Exploration of a RISC Distance Sensor

Most of our RISC sensors have focused on optical beam sensors which simply detect the presence of matter between source and detector, or within some range of a reflective sensor. Combinations of these sensors have proved enormously versatile, and can solve most of the sensing tasks we have encountered. Nevertheless, there are some problems that require more information, or information of another type.

Some of the more difficult sensing applications would benefit greatly from an inexpensive distance sensor. An important example is the bin-of-parts problem. This problem is very difficult to solve using intensity information only, whereas it could be solved using coherent tabular methods if only a handful of depth measurements were available from the object to be recognized. This is true even if these measurements were mixed with measurements from other objects. There are commercially available distance sensors, which come in two main types (1) structured light/camera and (2) laser interferometry. Both are very bulky and expensive, and are not currently cost-effective for many bin-of-parts problems.

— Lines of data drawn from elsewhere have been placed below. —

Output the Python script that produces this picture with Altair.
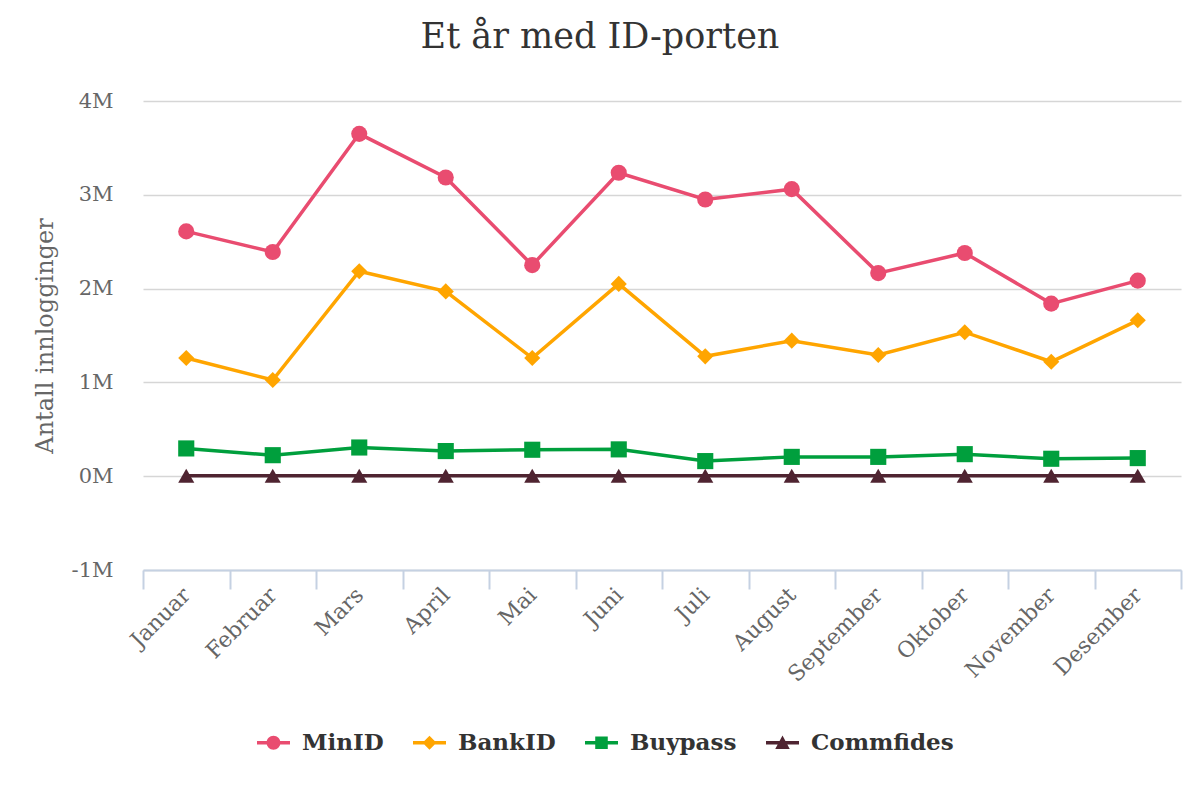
import altair as alt
import pandas as pd

months = ["Januar", "Februar", "Mars", "April", "Mai", "Juni", "Juli",
          "August", "September", "Oktober", "November", "Desember"]
series_names = ["MinID", "BankID", "Buypass", "Commfides"]
minid = [2610000, 2390000, 3650000, 3185000, 2250000, 3235000, 2950000,
         3060000, 2165000, 2380000, 1840000, 2085000]
bankid = [1260000, 1025000, 2185000, 1970000, 1260000, 2050000, 1278000,
          1445000, 1292000, 1535000, 1220000, 1662000]
buypass = [296000, 224000, 306000, 268000, 282000, 286000, 161000,
           206000, 206000, 235000, 186000, 193000]
commfides = [5000, 5000, 5000, 5000, 5000, 5000, 5000,
             5000, 5000, 5000, 5000, 5000]

colors = ["#e94c70", "#ffa500", "#009f3d", "#4f2431"]
shapes = ["circle", "diamond", "square", "triangle-up"]
legend_shapes = [
    "M-1,-0.1L1,-0.1L1,0.1L-1,0.1Z M0.42,0A0.42,0.42 0 1 1 -0.42,0A0.42,0.42 0 1 1 0.42,0Z",
    "M-1,-0.1L1,-0.1L1,0.1L-1,0.1Z M0,-0.42L0.42,0L0,0.42L-0.42,0Z",
    "M-1,-0.1L1,-0.1L1,0.1L-1,0.1Z M-0.38,-0.38L0.38,-0.38L0.38,0.38L-0.38,0.38Z",
    "M-1,-0.1L1,-0.1L1,0.1L-1,0.1Z M0,-0.44L0.44,0.38L-0.44,0.38Z",
]

rows = []
for name, vals in zip(series_names, [minid, bankid, buypass, commfides]):
    for m, v in zip(months, vals):
        rows.append({"month": m, "series": name, "lseries": name, "value": v})
df = pd.DataFrame(rows)

FONT = "DejaVu Serif"

x_enc = alt.X(
    "month:N", sort=months,
    scale=alt.Scale(paddingInner=0, paddingOuter=0),
    axis=alt.Axis(
        title=None, labelAngle=-45, tickBand="extent", grid=False,
        domainColor="#c5d1e2", domainWidth=2, tickColor="#c5d1e2",
        tickWidth=2, tickSize=19, labelFont=FONT, labelFontSize=22,
        labelColor="#666666", labelPadding=2, labelBaseline="middle",
    ),
)
y_enc = alt.Y(
    "value:Q",
    scale=alt.Scale(domain=[-1000000, 4000000], nice=False, zero=False),
    axis=alt.Axis(
        values=[-1000000, 0, 1000000, 2000000, 3000000, 4000000],
        labelExpr="(datum.value / 1000000) + 'M'",
        domain=False, ticks=False, grid=True, gridColor="#d6d6d6",
        gridWidth=1.5, labelFont=FONT, labelFontSize=21,
        labelColor="#666666", labelPadding=30,
        title="Antall innlogginger", titleFont=FONT, titleFontSize=24,
        titleFontWeight="normal", titleColor="#666666", titlePadding=14,
    ),
)

color_scale = alt.Scale(domain=series_names, range=colors)

lines = alt.Chart(df).mark_line(strokeWidth=3.5).encode(
    x=x_enc, y=y_enc,
    color=alt.Color("series:N", scale=color_scale, legend=None),
)
points = alt.Chart(df).mark_point(filled=True, size=260, opacity=1).encode(
    x=x_enc, y=y_enc,
    color=alt.Color("series:N", scale=color_scale, legend=None),
    shape=alt.Shape("series:N", scale=alt.Scale(domain=series_names, range=shapes), legend=None),
)
legend_layer = alt.Chart(df).mark_point(filled=True, opacity=0).encode(
    x=x_enc, y=y_enc,
    color=alt.Color("lseries:N", scale=alt.Scale(domain=series_names, range=colors),
                    legend=alt.Legend(title=None)),
    shape=alt.Shape("lseries:N", scale=alt.Scale(domain=series_names, range=legend_shapes),
                    legend=alt.Legend(title=None)),
)

chart = alt.layer(lines, points, legend_layer).resolve_scale(
    color="independent", shape="independent"
).properties(
    width=1038, height=469,
    title=alt.TitleParams(
        "Et år med ID-porten", font=FONT, fontSize=35, fontWeight="normal",
        color="#333333", anchor="middle", frame="group", dx=-62, offset=35,
    ),
    autosize=alt.AutoSizeParams(type="none"),
    padding={"left": 135, "top": 93, "right": 11, "bottom": 222},
).configure_view(stroke=None).configure_legend(
    orient="none", legendX=114, legendY=625, direction="horizontal",
    symbolSize=1089, symbolStrokeWidth=0, symbolOpacity=1,
    labelFont=FONT, labelFontSize=23, labelFontWeight="bold",
    labelColor="#333333", labelOffset=12, columnPadding=29, padding=0,
)

chart.save("out.html", embed_options={"renderer": "svg", "actions": False})
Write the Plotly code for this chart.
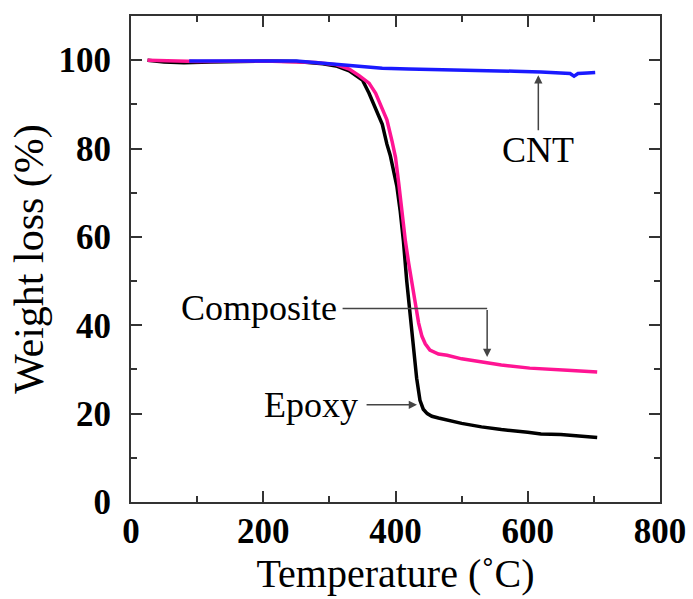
import plotly.graph_objects as go

# ---- data ----
epoxy_x = [25, 50, 80, 120, 200, 250, 290, 310, 330, 350, 360, 370, 380, 387, 392, 397, 402, 407, 412, 417,
           422, 427, 432, 437, 442, 448, 455, 465, 480, 500, 530, 560, 600, 620, 650, 670, 705]
epoxy_y = [100, 99.6, 99.4, 99.6, 99.8, 99.7, 99.2, 98.7, 97.6, 95.5, 92.5, 89.2, 85.5, 81, 78.5, 75, 71.5, 66, 59, 50,
           42, 35, 28, 23, 21, 20, 19.4, 19.0, 18.4, 17.8, 17.0, 16.4, 15.8, 15.4, 15.3, 15.0, 14.6]

comp_x = [25, 60, 100, 200, 280, 310, 330, 345, 360, 370, 380, 387, 395, 400, 405, 410, 415, 420, 425, 430,
          435, 440, 445, 452, 465, 478, 500, 538, 560, 603, 634, 660, 705]
comp_y = [100, 99.8, 99.7, 99.8, 99.5, 99, 98, 96.5, 94.8, 92.5, 89, 86.5, 81.5, 78, 72, 65, 59, 54, 50, 45,
          40.5, 37.5, 35.8, 34.4, 33.5, 33.2, 32.4, 31.5, 31.0, 30.3, 30.1, 29.8, 29.4]

cnt_x = [88, 150, 200, 250, 300, 340, 380, 420, 460, 500, 540, 580, 620, 650, 664, 670, 676, 690, 702]
cnt_y = [99.8, 99.8, 99.9, 99.8, 99.2, 98.7, 98.2, 98.0, 97.9, 97.8, 97.6, 97.5, 97.3, 97.2, 97.0, 96.4, 97.0, 97.1, 97.2]

x_ticks = [0, 200, 400, 600, 800]
y_ticks = [0, 20, 40, 60, 80, 100]

fig = go.Figure()
fig.add_trace(go.Scatter(x=epoxy_x, y=epoxy_y, mode="lines", line=dict(color="#000000", width=3.5), name="Epoxy"))
fig.add_trace(go.Scatter(x=comp_x, y=comp_y, mode="lines", line=dict(color="#ff1493", width=3.5), name="Composite"))
fig.add_trace(go.Scatter(x=cnt_x, y=cnt_y, mode="lines", line=dict(color="#1a1aff", width=3.5), name="CNT"))

axis_common = dict(
    showline=True, linewidth=2, linecolor="#333333", mirror="ticks",
    ticks="inside", ticklen=11, tickwidth=2, tickcolor="#333333",
    showgrid=False, zeroline=False, automargin=False,
    tickfont=dict(family="Liberation Serif", size=35, color="black", weight="bold"),
)

fig.update_xaxes(range=[0, 800], tickvals=x_ticks, ticktext=[str(v) for v in x_ticks],
                 minor=dict(dtick=100, ticks="inside", ticklen=6, tickwidth=2, tickcolor="#333333"),
                 ticklabelstandoff=-3,
                 title=dict(text="Temperature (˚C)", font=dict(family="Liberation Serif", size=40, color="black"), standoff=0),
                 **axis_common)
fig.update_yaxes(range=[0, 110], tickvals=y_ticks, ticktext=[str(v) for v in y_ticks],
                 minor=dict(tickvals=[10, 30, 50, 70, 90], ticks="inside", ticklen=6, tickwidth=2, tickcolor="#333333"),
                 ticklabelstandoff=11,
                 title=dict(text="Weight loss (%)", font=dict(family="Liberation Serif", size=42, color="black"), standoff=2),
                 **axis_common)

font_ann = dict(family="Liberation Serif", size=36, color="black")
arrow_col = "#444444"

# CNT label and arrow
fig.add_annotation(x=616, y=79.6, text="CNT", showarrow=False, font=font_ann)
fig.add_annotation(x=616, y=96.6, ax=616, ay=83.8, axref="x", ayref="y", text="", showarrow=True,
                   arrowhead=2, arrowsize=1.1, arrowwidth=1.5, arrowcolor=arrow_col, standoff=0)

# Composite label with elbow arrow
fig.add_annotation(x=193, y=44, text="Composite", showarrow=False, font=font_ann)
fig.add_shape(type="line", x0=320, y0=43.8, x1=538.6, y1=43.8, line=dict(color=arrow_col, width=1.5))
fig.add_annotation(x=538.6, y=32.8, ax=538.6, ay=43.8, axref="x", ayref="y", text="", showarrow=True,
                   arrowhead=2, arrowsize=1.1, arrowwidth=1.5, arrowcolor=arrow_col, standoff=0)

# Epoxy label and arrow
fig.add_annotation(x=272, y=22, text="Epoxy", showarrow=False, font=font_ann)
fig.add_annotation(x=432.5, y=22, ax=354, ay=22, axref="x", ayref="y", text="", showarrow=True,
                   arrowhead=2, arrowsize=1.1, arrowwidth=1.5, arrowcolor=arrow_col, standoff=0)

fig.update_layout(
    width=693, height=599,
    margin=dict(l=131, r=33, t=16, b=97),
    paper_bgcolor="white", plot_bgcolor="white",
    showlegend=False,
)

fig.write_html("out.html", config={"displayModeBar": False},
               post_script="document.body.style.margin='0';document.body.style.overflow='hidden';")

We are exploring a low-cost distance sensor based on a modulated light beam. The sensor uses off-the-shelf components and computes distance via phase shift of a modulation signal. Because the phase comparison is done using the modulation signal rather than the light itself, the light source need not be coherent, so LEDs or inexpensive laser diodes can be used as the source. Because the modulation is at radio frequency, the phase comparison can be performed electronically rather than using non-linear optics. The hardware elements all have about the same size as our current beam sensors, and comparable cost.